Wrote Swift in a motion filed this week, according to Billboard, “The lyrics to ‘Shake It Off’ were written entirely by me.”

Swift added in the motion, “In writing the lyrics, I drew partly on experiences in my life and, in particular, unrelenting public scrutiny of my personal life, “clickbait” reporting, public manipulation, and other forms of negative personal criticism which I learned I just needed to shake off and focus on my music.
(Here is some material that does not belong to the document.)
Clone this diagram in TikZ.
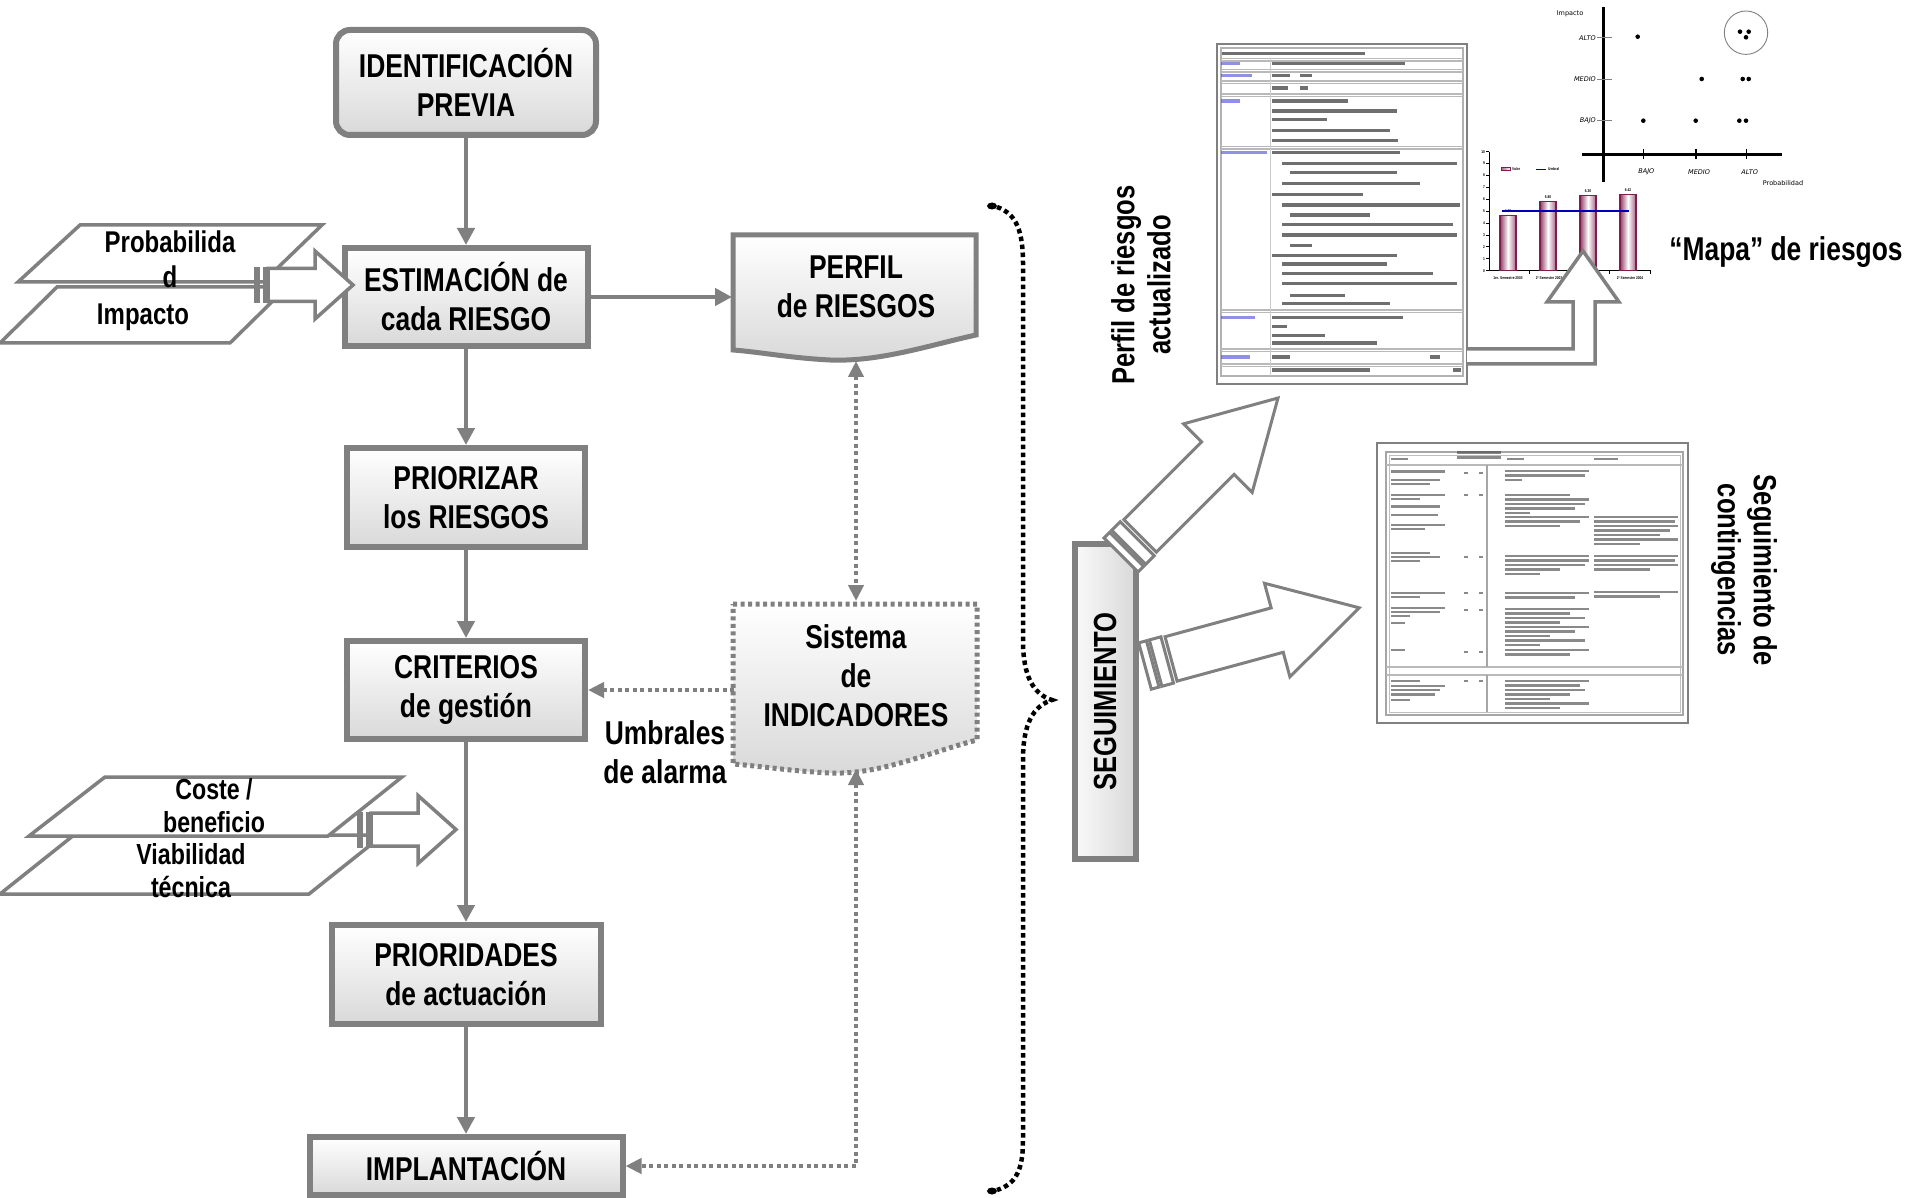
\documentclass[tikz,border=0pt]{standalone}
\usepackage{fontspec}
\usetikzlibrary{arrows.meta}
\newfontfamily\nf{Liberation Sans}[FakeStretch=0.8]
\newfontfamily\dv{DejaVu Sans}
\definecolor{lg}{RGB}{128,128,128}
\definecolor{mar}{RGB}{125,30,75}
\definecolor{lblue}{RGB}{70,70,210}
\newcommand\boxf{\nf\bfseries\fontsize{33}{39}\selectfont}
\newcommand\parf{\nf\bfseries\fontsize{30}{35}\selectfont}
\newcommand\parsf{\nf\bfseries\fontsize{29}{33}\selectfont}
\newcommand\widef{\nf\bfseries\fontsize{32}{36}\selectfont}
\newcommand\chf{\nf\bfseries\fontsize{4}{5}\selectfont}
\newcommand\scf{\dv\fontsize{6.5}{7.5}\selectfont}
\newcommand\segarrow[2]{%
\begin{scope}[shift={#1}, rotate=#2]
 \draw[bigblk] (0,-24) rectangle (8,24);
 \draw[bigblk] (11,-24) rectangle (23,24);
 \draw[bigblk] (27,-23) -- (137,-23) -- (137,-48.5) -- (222,0) -- (137,48.5) -- (137,23) -- (27,23) -- cycle;
\end{scope}}
\begin{document}
\begin{tikzpicture}[x=1pt,y=1pt,
 box/.style={draw=lg, line width=6pt, top color=white, bottom color=gray!30, align=center, inner sep=0pt, outer sep=3pt, font=\boxf},
 conn/.style={draw=lg, line width=4.5pt, -{Triangle[length=17pt,width=17pt]}},
 dconn/.style={draw=lg, line width=4.5pt, dash pattern=on 4pt off 3.5pt},
 dtip/.style={-{Triangle[length=16pt,width=15pt]}},
 dtips/.style={{Triangle[length=16pt,width=15pt]}-{Triangle[length=16pt,width=15pt]}},
 para/.style={draw=lg, line width=3.5pt, fill=white},
 blk/.style={draw=lg, line width=3.5pt, fill=white},
 bigblk/.style={draw=lg, line width=3pt, fill=white},
 lbl/.style={font=\parf, align=center, inner sep=0pt},
 lbls/.style={font=\parsf, align=center, inner sep=0pt},
 plain/.style={font=\boxf, align=center, inner sep=0pt},
 wide/.style={font=\widef, align=center, inner sep=0pt},
 txt/.style={line width=3.2pt, draw=black!75, opacity=0.75},
 txt2/.style={line width=2.8pt, draw=black!70, opacity=0.65},
 btxt/.style={line width=3.2pt, draw=lblue, opacity=0.6},
 sep/.style={line width=1.2pt, draw=gray!55},
 chb/.style={font=\chf, inner sep=0pt},
 sc/.style={font=\scf, inner sep=0pt},
 sci/.style={font=\scf\itshape, inner sep=0pt}]
\useasboundingbox (0,0) rectangle (1907,-1198);
\fill[white] (0,0) rectangle (1907,-1198);

% ---------- document 1 (perfil actualizado) ----------
\draw[lg, line width=2.5pt, fill=white] (1217,-44) rectangle (1467,-384);
\draw[gray!60, line width=1.2pt] (1221,-48) rectangle (1463,-376);
\foreach \y in {58.5,69.5,81,94,146.5,310,349,364} {
  \draw[sep] (1221,-\y) -- (1463,-\y);
  \draw[sep] (1221,{-\y-2.5}) -- (1463,{-\y-2.5});
}
\draw[gray!40, line width=1pt] (1270,-58.5) -- (1270,-376);
\draw[txt] (1222,-53.6) -- (1365,-53.6);
\foreach \y/\b in {63.8/1240, 75.6/1252, 101/1240, 152.3/1267, 317.2/1255, 357/1250}
  \draw[btxt] (1221,-\y) -- (\b,-\y);
\foreach \y/\a/\b in {63.8/1272/1405, 75.6/1272/1290, 75.6/1300/1312, 88.1/1272/1288, 88.1/1300/1308,
  101/1272/1348, 111.1/1272/1397, 119.5/1272/1327, 130.3/1272/1390, 140.8/1272/1398,
  152.3/1272/1400, 163.4/1282/1457, 172.6/1290/1397, 183.7/1282/1420, 194.9/1272/1363,
  205/1282/1460, 215.1/1290/1370, 224.3/1282/1453, 235.1/1282/1457, 245.2/1290/1312,
  255.7/1272/1397, 264.1/1282/1387, 273.2/1282/1433, 283.4/1282/1457, 295.9/1290/1345,
  303.6/1282/1390, 317.2/1272/1403, 326.6/1272/1287, 335.7/1272/1325, 343/1272/1377,
  357/1272/1290, 357/1430/1440, 370/1272/1370, 370/1453/1461}
  \draw[txt] (\a,-\y) -- (\b,-\y);

% ---------- scatter chart ----------
\draw[black, line width=3pt] (1603.3,-7.3) -- (1603.3,-181.7);
\draw[black, line width=3pt] (1581.7,-154.3) -- (1781.7,-154.3);
\foreach \y/\t [count=\k] in {37.7/ALTO, 79.3/MEDIO, 120.7/BAJO} {
  \draw[gray, line width=1.5pt] (1597,-\y) -- (1612,-\y);
  \node[sci, anchor=east] (imy\k) at (1596,-\y) {\t};
}
\foreach \x/\t [count=\k] in {1643.3/BAJO, 1696/MEDIO, 1746.7/ALTO} {
  \draw[black, line width=1.2pt] (\x,-149) -- (\x,-159);
  \node[sci] (prx\k) at ({\x+3},-171.7) {\t};
}
\node[sc] (imptit) at (1570,-14) {Impacto};
\node[sc] (probtit) at (1783,-183) {Probabilidad};
\foreach \x/\y in {1637.7/36.7, 1740/31.7, 1748.7/31.7, 1746/37.3, 1701.7/79, 1742.7/79, 1748.7/79,
  1643.3/120.7, 1695.7/120.7, 1739.3/120.7, 1746/120.7}
  \fill[black] (\x,-\y) circle (2.3);
\draw[gray, line width=0.9pt] (1746,-32.7) circle (21.7);

% ---------- bar chart ----------
\draw[black, line width=0.8pt] (1489,-151.7) -- (1489,-270.7) -- (1651,-270.7);
\foreach \i in {0,...,10} {
  \draw[black, line width=0.8pt] (1486,{-270.7+\i*11.9}) -- (1489,{-270.7+\i*11.9});
  \node[chb, anchor=east] (yt\i) at (1485,{-270.7+\i*11.9}) {\i};
}
\foreach \x in {1529,1569,1609,1650}
  \draw[black, line width=0.8pt] (\x,-270.7) -- (\x,-274.5);
\foreach \x/\v [count=\k] in {1500/4.66, 1540/5.80, 1580/6.30, 1620/6.42} {
  \draw[mar, line width=1.2pt, left color=mar!85, right color=mar!70, middle color=white]
    (\x,-270.7) rectangle ({\x+16},{-270.7+\v*11.9});
  \node[chb] (bv\k) at ({\x+8},{-270.7+\v*11.9+4.5}) {\v};
}
\draw[blue!70!black, line width=1.5pt] (1502,-211.2) -- (1629,-211.2);
\draw[mar, line width=1pt, left color=mar!70, right color=white] (1501,-167.5) rectangle (1510,-171);
\node[chb, anchor=west] (lgv) at (1512,-169.3) {Valor};
\draw[blue!70!black, line width=1.2pt] (1536,-169.3) -- (1546,-169.3);
\node[chb, anchor=west] (lgu) at (1548,-169.3) {Umbral};
\node[chb] (xl1) at (1508,-278) {1er. Semestre 2003};
\node[chb] (xl2) at (1549,-278) {2º Semestre 2003};
\node[chb] (xl3) at (1589,-278) {1er. Semestre 2004};
\node[chb] (xl4) at (1630,-278) {2º Semestre 2004};

% L-shaped arrow from document 1 to the charts
\draw[lg, line width=3.5pt, fill=white] (1467,-349) -- (1573,-349) -- (1573,-302) -- (1547,-302)
  -- (1583,-251) -- (1619,-302) -- (1595,-302) -- (1595,-364) -- (1467,-364);
\node[plain] (mapa) at (1786,-252) {“Mapa” de riesgos};
\node[wide, rotate=90] (perfact) at (1141,-285) {Perfil de riesgos\\actualizado};

% ---------- document 2 (contingencias) ----------
\draw[lg, line width=2.5pt, fill=white] (1377,-443) rectangle (1688,-723);
\draw[gray!70, line width=1.5pt] (1386,-452) rectangle (1683,-715);
\draw[gray!50, line width=1pt] (1389,-455) rectangle (1680,-712);
\draw[sep] (1386,-465) -- (1683,-465);
\draw[sep] (1386,-667) -- (1683,-667);
\draw[sep] (1386,-675) -- (1683,-675);
\draw[gray!70, line width=1.2pt] (1487,-465) -- (1487,-667);
\draw[gray!70, line width=1.2pt] (1487,-675) -- (1487,-712);
\foreach \y/\a/\b in {459/1391/1408, 459/1507/1524, 459/1594/1618, 452.5/1457/1501, 457.5/1457/1501}
  \draw[txt2] (\a,-\y) -- (\b,-\y);
\foreach \y/\b in {471.7/1445, 480/1440, 484/1430, 495/1445, 499/1420, 506.7/1440, 515/1438, 525/1445,
  529/1425, 553/1430, 557/1440, 561/1420, 593/1445, 597/1420, 608/1445, 612/1440, 616/1410,
  623/1405, 650/1405, 681/1420, 686/1445, 690/1440, 694.5/1435, 700/1410}
  \draw[txt2] (1391,-\y) -- (\b,-\y);
\foreach \y in {473,495,557,593,610,652,681} {
  \draw[txt2] (1464,-\y) -- (1468,-\y);
  \draw[txt2] (1479,-\y) -- (1483,-\y);
}
\foreach \y/\b in {471/1589, 475.5/1585, 480/1522, 495/1570, 499.5/1589, 504/1585, 508.5/1575, 513/1530,
  517/1589, 521.5/1580, 526/1560, 556/1589, 560.5/1589, 565/1585, 569.5/1560, 574/1540,
  593/1589, 597.5/1575, 609/1589, 613.5/1570, 618/1585, 622.5/1560, 627/1589, 631.5/1575,
  636/1550, 640.5/1585, 645/1540, 650/1589, 654.5/1570, 681/1589, 685.5/1580, 690/1585,
  694.5/1570, 699/1550, 703.5/1589, 708/1560}
  \draw[txt2] (1505,-\y) -- (\b,-\y);
\foreach \y/\b in {517/1678, 521.5/1675, 526/1678, 530.5/1670, 535/1660, 539.5/1678, 544/1640,
  556/1678, 560.5/1675, 565/1678, 569.5/1650, 592/1678, 596.5/1660}
  \draw[txt2] (1594,-\y) -- (\b,-\y);
\node[wide, rotate=-90] (segcont) at (1744,-570) {Seguimiento de\\contingencias};

% ---------- input parallelograms ----------
\draw[para] (57,-287) -- (287,-287) -- (230,-343) -- (0,-343) -- cycle;
\draw[para] (80,-225) -- (322,-225) -- (263,-282) -- (18,-282) -- cycle;
\draw[para] (74,-835) -- (383,-835) -- (309,-894) -- (0,-894) -- cycle;
\draw[para] (105,-777) -- (402,-777) -- (328,-836) -- (29,-836) -- cycle;
\node[lbl] (prob) at (170,-259) {Probabilida\\d};
\node[lbl] (imp) at (143,-317) {Impacto};
\node[lbls] (coste) at (214,-806) {Coste /\\beneficio};
\node[lbls] (viab) at (191,-871) {Viabilidad\\técnica};

% ---------- main flow ----------
\node[box, rounded corners=14pt, minimum width=260, minimum height=105] (ident) at (466,-82.5) {IDENTIFICACIÓN\\PREVIA};
\node[box, minimum width=243, minimum height=98] (estim) at (466,-297) {ESTIMACIÓN de\\cada RIESGO};
\node[box, minimum width=238, minimum height=99] (prior) at (466,-497.5) {PRIORIZAR\\los RIESGOS};
\node[box, minimum width=238, minimum height=98] (crit) at (466,-690) {CRITERIOS\\de gestión};
\node[box, minimum width=269, minimum height=99] (prid) at (466,-974.5) {PRIORIDADES\\de actuación};
\node[box, minimum width=313, minimum height=58] (impl) at (466,-1166) {IMPLANTACIÓN};

% document shapes
\draw[draw=lg, line width=5pt, top color=white, bottom color=gray!30]
  (733,-235) -- (976,-235) -- (976,-335) .. controls (930,-345) and (880,-362) .. (830,-360)
  .. controls (790,-358) and (760,-352) .. (733,-350) -- cycle;
\node[plain, minimum width=248, outer sep=0pt] (perfil) at (856,-287) {PERFIL\\de RIESGOS};
\draw[draw=lg, line width=5pt, dash pattern=on 4pt off 3.5pt, top color=white, bottom color=gray!30]
  (733,-604) -- (977,-604) -- (977,-740) .. controls (930,-752) and (880,-775) .. (830,-773)
  .. controls (790,-771) and (760,-766) .. (733,-764) -- cycle;
\node[plain, minimum width=244, minimum height=144, outer sep=0pt] (sist) at (856,-676) {Sistema\\de\\INDICADORES};
\node[plain] (umb) at (665,-752) {Umbrales\\de alarma};

% connectors
\draw[conn] (ident) -- (estim);
\draw[conn] (estim) -- (prior);
\draw[conn] (prior) -- (crit);
\draw[conn] (crit) -- (prid);
\draw[conn] (prid) -- (impl);
\draw[conn] (estim.east) -- (estim.east -| perfil.west);
\coordinate (pb) at (856,-361);
\coordinate (sb) at (856,-769);
\draw[dconn, dtips, shorten >=3pt] (pb) -- (pb |- sist.north);
\draw[dconn, dtip] (sist.west |- crit.east) -- (crit.east);
\draw[dconn, dtips] (sb) |- (impl.east);

% small striped block arrows
\fill[lg] (254,-267) rectangle (260,-303);
\fill[lg] (263,-267) rectangle (268,-303);
\draw[blk] (268,-268.5) -- (315,-268.5) -- (315,-251) -- (353,-285) -- (315,-319) -- (315,-301.5) -- (268,-301.5) -- cycle;
\fill[lg] (357,-811.5) rectangle (363,-847.5);
\fill[lg] (366,-811.5) rectangle (371,-847.5);
\draw[blk] (371,-813) -- (418,-813) -- (418,-795.5) -- (456,-829.5) -- (418,-863.5) -- (418,-846) -- (371,-846) -- cycle;

% ---------- brace ----------
\draw[black, line width=4.5pt, dash pattern=on 4.5pt off 3.5pt]
  (997,-207) .. controls (1017,-214) and (1023,-232) .. (1023,-264) -- (1023,-640)
  .. controls (1023,-676) and (1033,-694) .. (1052,-700)
  .. controls (1033,-706) and (1023,-724) .. (1023,-760) -- (1023,-1140)
  .. controls (1023,-1170) and (1016,-1184) .. (997,-1190);
\fill[black] (992,-206) ellipse (5 and 3.5);
\fill[black] (992,-1191) ellipse (5 and 3.5);

% ---------- seguimiento ----------
\node[draw=lg, line width=6pt, outer sep=3pt, inner sep=0pt, rotate=90, minimum width=315, minimum height=61,
  left color=gray!4, right color=gray!30, font=\widef] (seg) at (1105,-701.5) {SEGUIMIENTO};
\segarrow{(1121,-555)}{45}
\segarrow{(1145,-666)}{15.2}
\end{tikzpicture}
\end{document}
“I recall hearing phrases about players play and haters hate stated together by other children while attending school in Wyomissing Hills, and in high school in Hendersonville. These phrases were akin to other commonly used sayings like “don’t hate the playa, hate the game,” “take a chill pill,” and “say it, don’t spray it.”

The disputed phrase is, “haters gonna hate.” Swift said prior to writing the track, she’d heard the line in “many songs, films and other works” and noted a concert in 2013 during which she wore a t-shirt from Urban Outfitters that read, “haters gonna hate.”

She added, “I was struck by messages that people prone to doing something will do it, and the best way to overcome it is to shrug it off and keep living.”

In 2018, a judge dismissed said lawsuit. But an appeals panel has since taken it up in 2021.

In December of last year, a judge said that it would ultimately be decided by a jury trial. No court date has been set.

Said Swift’s lawyer Peter Anderson in the motion, “It is, unfortunately, not unusual for a hit song to be met by litigants hoping for a windfall based on tenuous claims that their own song was copied. But even against that background, Plaintiffs’ claim sticks out as particularly baseless.”

Anderson is asking the judge to forego a trial.

Swift added that she never heard “Playas Gon’ Play” until 2017.

She said, “Until learning about Plaintiffs’ claim in 2017, I had never heard the song ‘Playas Gon’ Play’ and had never heard of that song or the group 3LW.” She said that her parents “did not permit me to watch TRL until I was about 13 years old.

“None of the CDs I listened to as a child, or after that, were by 3LW. I have never heard the song ‘Playas Gon’ Play’ on the radio, on television, or in any film. The first time I ever heard the song was after this claim was made.”